* OBJECTIVE *
Quote from the first line below through the line that contains "60, 80, 100];", both included, and leave the pictures out.

* RECORDED DATA *
= = = =

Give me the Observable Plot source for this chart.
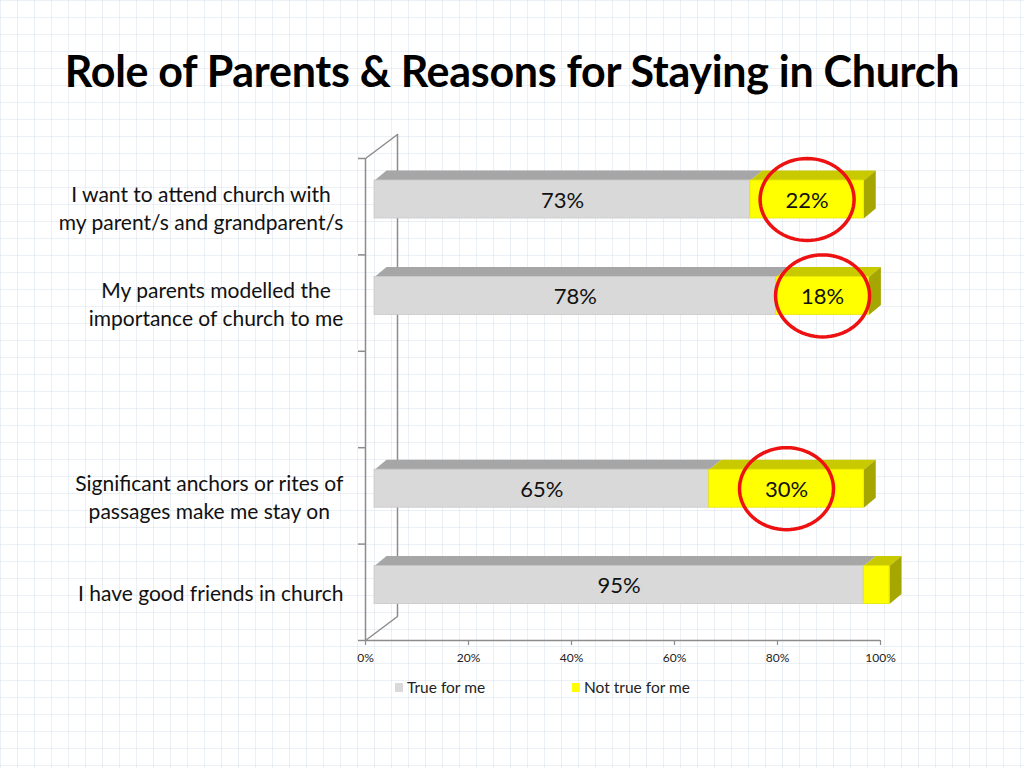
<!DOCTYPE html>
<html>
<head>
<meta charset="utf-8">
<script src="https://cdn.jsdelivr.net/npm/d3@7"></script>
<script src="https://cdn.jsdelivr.net/npm/@observablehq/plot@0.6"></script>
<style>
  html, body { margin: 0; padding: 0; }
  body {
    width: 1024px; height: 768px; position: relative; overflow: hidden;
    background-color: #ffffff;
    background-image:
      linear-gradient(to right, rgba(205,218,232,0.4) 1px, transparent 1px),
      linear-gradient(to bottom, rgba(205,218,232,0.4) 1px, transparent 1px);
    background-size: 17px 17px;
    font-family: Lato, "Open Sans", sans-serif;
  }
  #title {
    position: absolute; left: 0; top: 45px; width: 1024px; text-align: center;
    font-family: Lato, sans-serif; font-weight: 700; font-size: 43px; color: #000;
    letter-spacing: -0.3px;
  }
  #chart { position: absolute; left: 0; top: 120px; }
  #legend { position: absolute; top: 678px; left: 0; width: 1024px; height: 20px; font-size: 15.5px; color: #222; }
  .item { position: absolute; top: 0; display: flex; align-items: center; }
  .sw { width: 8px; height: 9px; margin-right: 4px; }
</style>
</head>
<body>
<div id="title">Role of Parents &amp; Reasons for Staying in Church</div>
<div id="chart"></div>
<div id="legend"></div>
<script>
// ---- data ----
const categories = [
  "I want to attend church with\nmy parent/s and grandparent/s",
  "My parents modelled the\nimportance of church to me",
  "",
  "Significant anchors or rites of\npassages make me stay on",
  "I have good friends in church"
];
const trueForMe    = [73, 78, null, 65, 95];
const notTrueForMe = [22, 18, null, 30, 5];
const circled      = [true, true, false, true, false];
const seriesNames  = ["True for me", "Not true for me"];
const xTicks       = [0, 20, 40, 60, 80, 100];

// ---- style ----
const colors = {
  front: ["#d9d9d9", "#ffff00"],
  top:   ["#a6a6a6", "#c9c900"],
  side:  ["#8c8c8c", "#a6a600"]
};
const W = 1024, H = 560, ML = 365, MR = 144, MT = 38, MB = 40;
const pxX = (W - ML - MR) / 100;      // px per x unit
const pxY = (H - MT - MB) / 5;        // px per y unit
const barShift = 9;                   // bars sit slightly into the wall
const depthX = 12 / pxX, depthY = 10 / pxY;
const frontTop = 22 / pxY, frontBot = 60 / pxY;
const wallX = 32 / pxX, wallY = 24 / pxY;

// segments
const segs = [];
categories.forEach((c, i) => {
  if (trueForMe[i] == null) return;
  const vals = [trueForMe[i], notTrueForMe[i]];
  let acc = 0;
  vals.forEach((v, s) => {
    segs.push({row: i, s, x1: acc, x2: acc + v, v, last: s === vals.length - 1,
      y1: i + frontTop, y2: i + frontBot});
    acc += v;
  });
});
const topPolys = [], sidePolys = [];
segs.forEach((d, k) => {
  const yt = d.y1, yb = d.y2;
  [[d.x1, yt], [d.x2, yt], [d.x2 + depthX, yt - depthY], [d.x1 + depthX, yt - depthY]]
    .forEach(([x, y]) => topPolys.push({id: k, s: d.s, x, y}));
  if (d.last) {
    [[d.x2, yt], [d.x2, yb], [d.x2 + depthX, yb - depthY], [d.x2 + depthX, yt - depthY]]
      .forEach(([x, y]) => sidePolys.push({id: k, s: d.s, x, y}));
  }
});

// highlight ellipses (slightly wider than tall) around the circled labels
const ellipses = [];
segs.filter(d => d.s === 1 && circled[d.row]).forEach((d, k) => {
  const cx = (d.x1 + d.x2) / 2, cy = (d.y1 + d.y2) / 2;
  d3.range(0, 72).forEach(j => {
    const a = j / 72 * 2 * Math.PI;
    ellipses.push({id: k, x: cx + Math.cos(a) * 47 / pxX, y: cy + Math.sin(a) * 41 / pxY});
  });
});

// category label positioning: centered lines, right edge aligned
const ctx = document.createElement("canvas").getContext("2d");
const labelFont = 21;
ctx.font = `${labelFont}px Lato`;
const catLabels = categories.map((c, i) => {
  const maxW = Math.max(...c.split("\n").map(l => ctx.measureText(l).width));
  return {text: c, y: i + 0.5, x: -(22 + maxW / 2) / pxX};
}).filter(d => d.text);

const chart = Plot.plot({
  width: W, height: H,
  marginLeft: ML, marginRight: MR, marginTop: MT, marginBottom: MB,
  x: {type: "linear", domain: [0, 100], axis: null},
  y: {type: "linear", domain: [0, 5], range: [MT, H - MB], axis: null},
  style: {background: "transparent", fontFamily: "Lato, sans-serif", overflow: "visible"},
  marks: [
    // 3D wall + floor
    Plot.ruleX([0], {y1: 0, y2: 5, stroke: "#8c8c8c", strokeWidth: 1.5}),
    Plot.ruleX([wallX], {y1: -wallY, y2: 5 - wallY, stroke: "#8c8c8c", strokeWidth: 1.5}),
    Plot.line([{x: 0, y: 0}, {x: wallX, y: -wallY}], {x: "x", y: "y", stroke: "#8c8c8c", strokeWidth: 1.5}),
    Plot.line([{x: 0, y: 5}, {x: wallX, y: 5 - wallY}], {x: "x", y: "y", stroke: "#8c8c8c", strokeWidth: 1.5}),
    Plot.ruleY(d3.range(0, 6), {y: d => d, x1: 0, x2: -7 / pxX, stroke: "#8c8c8c", strokeWidth: 1.5}),
    Plot.ruleY([5], {x1: 0, x2: 100, stroke: "#8c8c8c", strokeWidth: 1.5}),
    Plot.ruleX(xTicks, {x: d => d, y1: 5, y2: 5 + 5 / pxY, stroke: "#8c8c8c", strokeWidth: 1.2}),
    Plot.text(xTicks, {x: d => d, y: 5, dy: 18, text: d => d + "%", fontSize: 12, fill: "#222"}),
    // bars: top faces, side faces, front faces
    Plot.line(topPolys.filter(d => d.s === 0), {x: "x", y: "y", z: "id", fill: colors.top[0], stroke: "none", dx: barShift}),
    Plot.line(topPolys.filter(d => d.s === 1), {x: "x", y: "y", z: "id", fill: colors.top[1], stroke: "none", dx: barShift}),
    Plot.line(sidePolys.filter(d => d.s === 1), {x: "x", y: "y", z: "id", fill: colors.side[1], stroke: "none", dx: barShift}),
    Plot.rect(segs.filter(d => d.s === 0), {x1: "x1", x2: "x2", y1: "y1", y2: "y2", fill: colors.front[0],
      stroke: "#c8c8c8", strokeWidth: 0.8, dx: barShift}),
    Plot.rect(segs.filter(d => d.s === 1), {x1: "x1", x2: "x2", y1: "y1", y2: "y2", fill: colors.front[1],
      stroke: "#e6e600", strokeWidth: 0.8, dx: barShift}),
    // value labels
    Plot.text(segs.filter(d => d.v >= 10), {x: d => (d.x1 + d.x2) / 2, y: d => (d.y1 + d.y2) / 2,
      text: d => d.v + "%", fontSize: 22, fill: "#111", dx: barShift, dy: 1}),
    // highlight ellipses
    Plot.line(ellipses, {x: "x", y: "y", z: "id", curve: "linear-closed", stroke: "#ee1111",
      strokeWidth: 3.5, fill: "none", dx: barShift}),
    // category labels
    Plot.text(catLabels, {x: "x", y: "y", text: "text", textAnchor: "middle", lineHeight: 1.35,
      fontSize: labelFont, fill: "#111"})
  ]
});
document.getElementById("chart").appendChild(chart);

// legend
const legend = document.getElementById("legend");
const legendX = [395, 572];
seriesNames.forEach((n, i) => {
  const it = document.createElement("div");
  it.className = "item";
  it.style.left = legendX[i] + "px";
  it.innerHTML = `<span class="sw" style="background:${colors.front[i]}"></span><span>${n}</span>`;
  legend.appendChild(it);
});
</script>
</body>
</html>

= = = =

* WRITTEN SOLUTION *
Give me the Observable Plot source for this chart.
<!DOCTYPE html>
<html>
<head>
<meta charset="utf-8">
<script src="https://cdn.jsdelivr.net/npm/d3@7"></script>
<script src="https://cdn.jsdelivr.net/npm/@observablehq/plot@0.6"></script>
<style>
  html, body { margin: 0; padding: 0; }
  body {
    width: 1024px; height: 768px; position: relative; overflow: hidden;
    background-color: #ffffff;
    background-image:
      linear-gradient(to right, rgba(205,218,232,0.4) 1px, transparent 1px),
      linear-gradient(to bottom, rgba(205,218,232,0.4) 1px, transparent 1px);
    background-size: 17px 17px;
    font-family: Lato, "Open Sans", sans-serif;
  }
  #title {
    position: absolute; left: 0; top: 45px; width: 1024px; text-align: center;
    font-family: Lato, sans-serif; font-weight: 700; font-size: 43px; color: #000;
    letter-spacing: -0.3px;
  }
  #chart { position: absolute; left: 0; top: 120px; }
  #legend { position: absolute; top: 678px; left: 0; width: 1024px; height: 20px; font-size: 15.5px; color: #222; }
  .item { position: absolute; top: 0; display: flex; align-items: center; }
  .sw { width: 8px; height: 9px; margin-right: 4px; }
</style>
</head>
<body>
<div id="title">Role of Parents &amp; Reasons for Staying in Church</div>
<div id="chart"></div>
<div id="legend"></div>
<script>
// ---- data ----
const categories = [
  "I want to attend church with\nmy parent/s and grandparent/s",
  "My parents modelled the\nimportance of church to me",
  "",
  "Significant anchors or rites of\npassages make me stay on",
  "I have good friends in church"
];
const trueForMe    = [73, 78, null, 65, 95];
const notTrueForMe = [22, 18, null, 30, 5];
const circled      = [true, true, false, true, false];
const seriesNames  = ["True for me", "Not true for me"];
const xTicks       = [0, 20, 40, 60, 80, 100];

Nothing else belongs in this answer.